The same questions should be in mind when developing any software, not only software for a flying killer robot. Good examples are simple chat applications, like Telegram that is heavily used in the battlefront between Ukraine and Russia right now, in both sides, for good and evil. Brothers Durov wanted to have a chat a application. With the experience they had with VKontakte they may have made design choices. Such as that you may be able to enable anonymous communication. It might help the oppressed opposition to voice their opinion if there is no other medium available. It might help spreading the truth, lies, propaganda and news anonymously, for good purposes or evil. You might have enabled measures to make the application resistant against censorship. It might make it more difficult to weed out hate speech and blatant lies, for good purposes and evil.
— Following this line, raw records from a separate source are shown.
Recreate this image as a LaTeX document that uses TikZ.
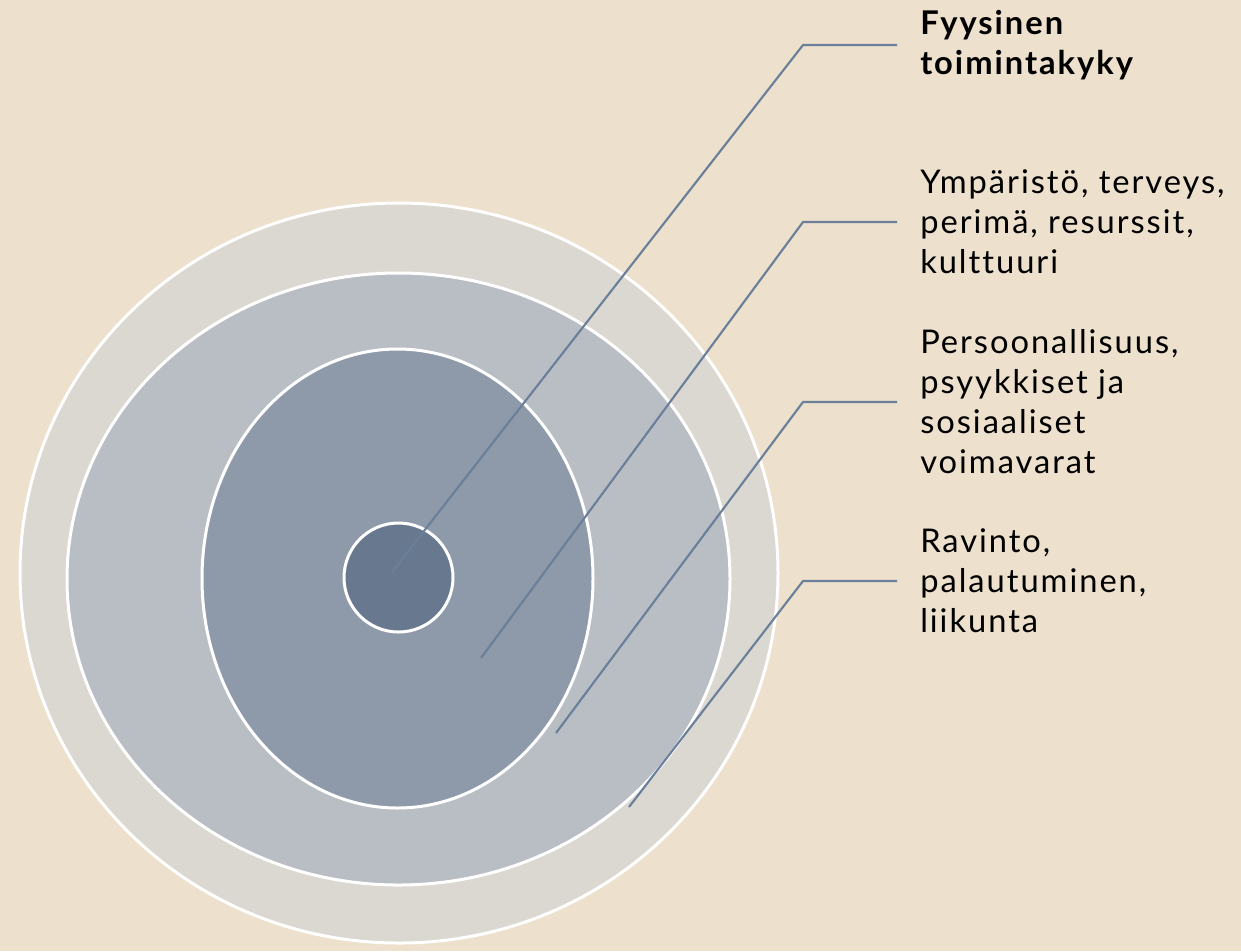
\documentclass[tikz,border=0pt]{standalone}
\usepackage{fontspec}
\setmainfont{Lato}[LetterSpace=6, Ligatures=NoCommon]
\usetikzlibrary{shapes.geometric}
\definecolor{bgc}{RGB}{237,224,204}
\definecolor{ringA}{RGB}{219,216,209}
\definecolor{ringB}{RGB}{185,189,196}
\definecolor{ringC}{RGB}{142,153,170}
\definecolor{ringD}{RGB}{104,121,143}
\definecolor{linec}{RGB}{106,127,153}
\tikzset{
  ring/.style={ellipse, draw=white, line width=2.25pt, inner sep=0pt},
  conn/.style={draw=linec, line width=1.6pt},
  lbl/.style={anchor=west, align=left, inner xsep=17.25pt, inner ysep=0pt,
    font=\fontsize{24.5pt}{30pt}\selectfont, text=black}
}
\begin{document}
\begin{tikzpicture}[x=0.75pt,y=-0.75pt]
\fill[bgc] (0,0) rectangle (1241,951);
\useasboundingbox (0,0) rectangle (1241,951);
\node[ring, fill=ringA, minimum width=568.5pt, minimum height=555pt] (r1) at (399,573) {};
\node[ring, fill=ringB, minimum width=497.25pt, minimum height=459pt] (r2) at (398.5,579) {};
\node[ring, fill=ringC, minimum width=293.25pt, minimum height=344.25pt] (r3) at (397.5,578.5) {};
\node[ring, fill=ringD, minimum width=81.75pt, minimum height=81.75pt] (r4) at (398.5,577.5) {};

\node[lbl, font=\fontsize{24.5pt}{30pt}\selectfont\bfseries] (t1) at (897,45) {Fyysinen\\toimintakyky};
\node[lbl] (t2) at (897,222) {Ympäristö, terveys,\\perimä, resurssit,\\kulttuuri};
\node[lbl] (t3) at (897,402) {Persoonallisuus,\\psyykkiset ja\\sosiaaliset\\voimavarat};
\node[lbl] (t4) at (897,581) {Ravinto,\\palautuminen,\\liikunta};

\coordinate (p1) at (392,572);
\coordinate (p2) at (481,658);
\coordinate (p3) at (556,733);
\coordinate (p4) at (629,807);
\coordinate (e1) at (803,45);
\coordinate (e2) at (803,222);
\coordinate (e3) at (803,402);
\coordinate (e4) at (803,581);

\draw[conn] (p1) -- (e1) -- (t1.west);
\draw[conn] (p2) -- (e2) -- (t2.west);
\draw[conn] (p3) -- (e3) -- (t3.west);
\draw[conn] (p4) -- (e4) -- (t4.west);
\end{tikzpicture}
\end{document}
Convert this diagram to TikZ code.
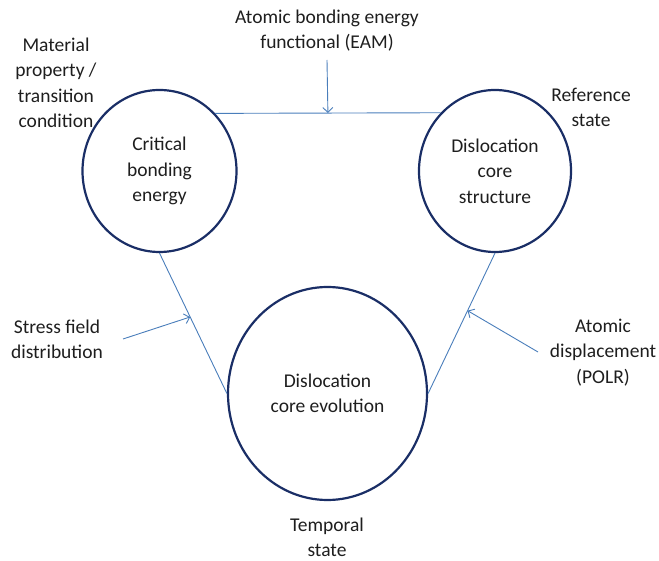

It might also make it more difficult for frustrated dictators to remove content not suitable for their agenda. And this discussion is still only about a humble chat application that was designed with some clear use cases in mind. In the end, it is the user of the application or the hammer that chooses to use the tools to do good.

Software is a more complex thing than a hammer and humans invent new use cases. At least software should be designed so that it does not immediately enable the most sinister use cases. Modern software should be designed to include privacy protections, give the user control over data concerning her and not store data that is not absolutely required for the use case. The pesky GDPR that makes the life of a software engineer slightly more miserable is there for a really good reason and the existence of lunatic dictators is only one reason to write all software compliant to GDPR. For all data collected of human beings, the most evilish purposes of using the data for are yet to be invented. Software related work in ethical sense is not only algorithm design but also decisions about what data to collect, what data to store and how to control its accessibility and removal when not needed anymore.

In Cloudamite we keep these things in mind and try to design things we don’t need to regret having designed. It is still only the conscience of our fellow humans that we love and trust that will finally protect us from mis-use of any tools, hammers and applications.

Looking at the history, it seems that the worst stupidities against human well-being have been done when ”only following the orders” or when ”I was doing the right thing”. In these cases software engineering doesn’t help much. The thing is to listen to your conscience and speak out truthfully, letting others know what you think. In there, software and software engineering actually has a (minor) role. And we very much hope that in future conflicts, right-minded people will use any tools available for uses that will let them sleep well at night. Including software tools.